Eva enrage : « Moi, j’ai toujours voulu savoir. Aujourd’hui tout coïncide : je me souviens, j’étais petite, nous attendions le bébé ; ma mère arriva seule dans un taxi. Je n’ai jamais cessé d’y penser. » Munie d’une lettre, signée le 10 mai 2011 par le père encore vivant, et adressée au registre civil n° 2 d’Albacete, Eva cherche une aiguille dans une botte de foin. La lettre du père dit : « J’ai constaté que ni la naissance de mon fils ni la mort ne figurent dans le registre civil d’Alicante. Or, je l’ai vu vivant le 13 août 1963, et en bonne santé. Vu les doutes et le contexte, je veux savoir.» «Antonio est certainement un disparu en vie, comme des milliers d’autres. Il y a sans doute crime contre l’humanité, poursuit Eva. On m’a volé mon frère.

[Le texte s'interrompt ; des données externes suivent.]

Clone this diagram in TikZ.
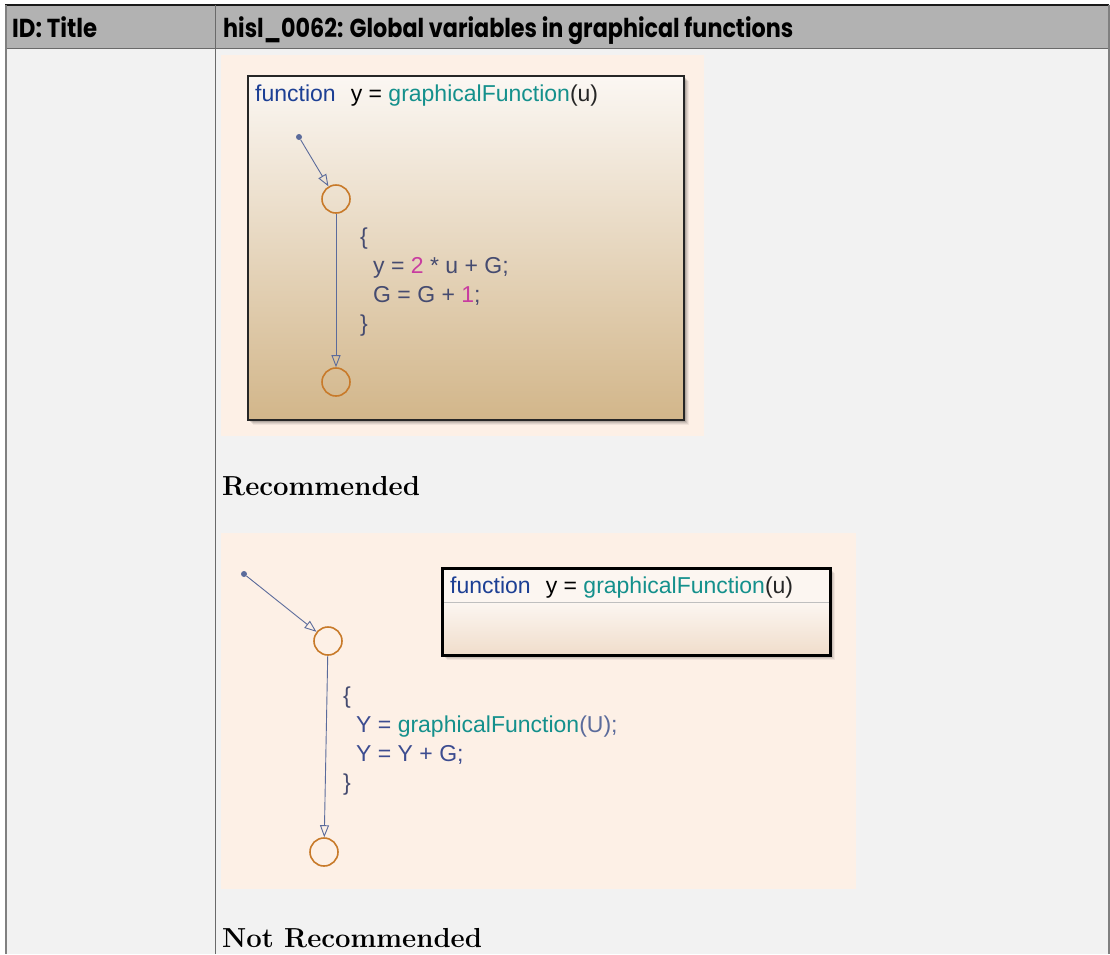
\documentclass[tikz,border=0pt]{standalone}
\usepackage{fontspec}
\usepackage{graphicx}
\usetikzlibrary{arrows.meta}
\newfontfamily\arialf{Liberation Sans}
\newfontfamily\hdrf{Poppins}
\definecolor{hdrgray}{HTML}{B2B2B2}
\definecolor{bodygray}{HTML}{F2F2F2}
\definecolor{peach}{HTML}{FDF0E6}
\definecolor{boxtop}{HTML}{FBF7F3}
\definecolor{boxbot}{HTML}{D2B68A}
\definecolor{box2top}{HTML}{FCF6F1}
\definecolor{box2bot}{HTML}{F0DDCB}
\definecolor{fnblue}{HTML}{1C3F94}
\definecolor{fnteal}{HTML}{14908C}
\definecolor{codec}{HTML}{454B70}
\definecolor{codeblue}{HTML}{3C4C90}
\definecolor{numc}{HTML}{C83CA0}
\definecolor{transc}{HTML}{5B6B9B}
\definecolor{statec}{HTML}{C87A2A}
\definecolor{rulegray}{HTML}{6A6A6A}
\begin{document}
\begin{tikzpicture}[x=1pt,y=-1pt,
  txt/.style={inner sep=0pt, anchor=base west},
  code/.style={txt, font=\arialf\fontsize{23}{28}\selectfont, text=codec},
  fntitle/.style={txt, font=\arialf\fontsize{23}{28}\selectfont},
  hdr/.style={txt, font=\hdrf\bfseries\fontsize{26}{30}\selectfont},
  caption/.style={txt, font=\bfseries\fontsize{27.5}{32}\selectfont},
  state/.style={circle, draw=statec, line width=1.6pt, minimum size=28pt, inner sep=0pt},
  initdot/.style={circle, fill=transc, minimum size=6pt, inner sep=0pt},
  trans/.style={draw=transc, line width=0.9pt, -{Triangle[open, length=12pt, width=9pt]}},
]
\useasboundingbox (0,0) rectangle (1110,954);
\fill[white] (0,0) rectangle (1110,954);
% table
\fill[bodygray] (5,48) rectangle (1109,954);
\fill[hdrgray] (5,5) rectangle (1109,48);
\draw[black!90, line width=1.4pt] (5,5) -- (1109,5);
\draw[rulegray, line width=1pt] (5,48) -- (1109,48);
\draw[gray, line width=2pt] (6,5) -- (6,954);
\draw[gray, line width=1.2pt] (1109,5) -- (1109,954);
\draw[rulegray, line width=1.3pt] (215.5,5) -- (215.5,954);
\node[hdr] (h1) at (12,37) {\resizebox{85pt}{\height}{ID: Title}};
\node[hdr] (h2) at (223,37) {\resizebox{570pt}{\height}{hisl\_0062: Global variables in graphical functions}};

% ---------- recommended picture
\fill[peach] (221,55) rectangle (704,436);
\foreach \k/\o in {5/0.05,4/0.07,3/0.09,2/0.12,1/0.15}
  \fill[black, opacity=\o] (248+\k,76+\k) rectangle (684+\k,420+\k);
\shade[top color=boxtop, bottom color=boxbot] (248,76) rectangle (684,420);
\node[draw=black!85, line width=2pt, minimum width=436pt, minimum height=344pt, inner sep=0pt] (box1) at (466,248) {};
\node[fntitle] (t1) at (255,101) {\textcolor{fnblue}{function}\hspace{15pt}\textcolor{black}{y =} \textcolor{fnteal}{graphicalFunction}\textcolor{black!85}{(u)}};
\node[initdot] (d1) at (299,137) {};
\node[state] (s1) at (336,199) {};
\node[state] (s2) at (336,382) {};
\draw[trans] (d1) -- (s1);
\draw[trans] (s1) -- (s2);
\node[code] (c1a) at (360,244) {\{};
\node[code] (c1b) at (373,273) {y = \textcolor{numc}{2} * u + G;};
\node[code] (c1c) at (373,302) {G = G + \textcolor{numc}{1};};
\node[code] (c1d) at (360,331) {\}};
\node[caption] (cap1) at (222,495) {Recommended};

% ---------- not recommended picture
\fill[peach] (221,533) rectangle (856,889);
\foreach \k/\o in {5/0.05,4/0.07,3/0.09,2/0.12,1/0.15}
  \fill[black, opacity=\o] (442+\k,568+\k) rectangle (830+\k,655+\k);
\fill[box2top] (442,568) rectangle (830,602);
\shade[top color=box2top, bottom color=box2bot] (442,602) rectangle (830,655);
\draw[black!25, line width=0.8pt] (442,602) -- (830,602);
\node[draw=black, line width=3pt, minimum width=388pt, minimum height=87pt, inner sep=0pt] (box2) at (636,611.5) {};
\node[fntitle] (t2) at (450,593) {\textcolor{fnblue}{function}\hspace{15pt}\textcolor{black}{y =} \textcolor{fnteal}{graphicalFunction}\textcolor{black!85}{(u)}};
\node[initdot] (d2) at (244,574) {};
\node[state] (s3) at (328,641) {};
\node[state] (s4) at (324,852) {};
\draw[trans] (d2) -- (s3);
\draw[trans] (s3) -- (s4);
\node[code] (c2a) at (343,703) {\{};
\node[code] (c2b) at (356,732) {\textcolor{codeblue}{Y =} \textcolor{fnteal}{graphicalFunction}\textcolor{transc}{(U);}};
\node[code, text=codeblue] (c2c) at (356,761) {Y = Y + G;};
\node[code] (c2d) at (343,790) {\}};
\node[caption] (cap2) at (222,947) {Not Recommended};
\end{tikzpicture}
\end{document}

L’État doit faire face à ses obligations ; ouvrir une enquête judiciaire et des recherches génétiques. Nous demandons que le cercueil soit localisé, ouvert, et que le corps (s’il existe) soit examiné par un médecin légiste et identifié par test ADN. S’il est mort, nous voulons pouvoir l’enterrer dignement, dans une tombe, avec son nom. »
« Mais je suis convaincue qu’il est vivant. » Créée récemment, l’Association nationale des victimes des adoptions irrégulières, déjà plus de 1 000 cas recensés (El País, 27 mars 2011), a obtenu que le procureur général de l’État renvoie chaque cas aux tribunaux provinciaux concernés ; une première petite victoire. Après la guerre d’Espagne, on évalue à 30 000 le nombre d’enfants de républicains confiés à l’Auxilio social de la Phalange et à des institutions religieuses, volés pour les « rééduquer », confiés à des familles bien-pensantes (franquistes). Par une loi du 4 décembre 1941, Franco autorise à changer le nom et le prénom des enfants ainsi « adoptés ». Il s’agissait, selon le psychiatre du régime, Vallejo Nágera, d’éradiquer le gène du marxisme, d’en rechercher les racines bio-psychiques (3). Jusqu’aux années 1950, ce vol d’enfants faisait partie d’un plan systématique pour éliminer les Rouges, et leurs idées.
On sait aujourd’hui, et cela a provoqué un véritable tsunami dans la société espagnole, que les mêmes réseaux de religieuses sans scrupule, d’avocats et de médecins ripoux, permirent des adoptions illégales jusqu’en 1987, date à laquelle on changea la loi (El País, 20 mars 2011). Dans le cas de Consuelo, l’acharnement fut à la fois politique et mercantile ; la famille de Consuelo paya un très lourd tribut au franquisme. Antonio el Barajeño (le père de Consuelo), comme Juan José, Perico, José María, Sidro, Tate, etc. furent massacrés. Lorsque la famille déterra Antonio de la fosse commune pour lui donner une sépulture décente, elle retrouva sa pipe dans la poche de sa veste. Cette douleur est, pour nous tous, infinie. Pas question d’oublier ! Nous cherchons, les larmes aux yeux et la rage au cœur, une consolation pour que Consuelo repose en paix.
(1) Lettre du 5 mai 1953, n° 29 340, ministère de la Justice, registre civil d’Albacete.
(2) Lettre du 23 décembre 1978, du directeur de la police d’Albacete.
(3) Feuille de service du lieutenant-colonel Antonio Vallejo Nájera, LGA : B-382, Archives générales militaires de Ségovie.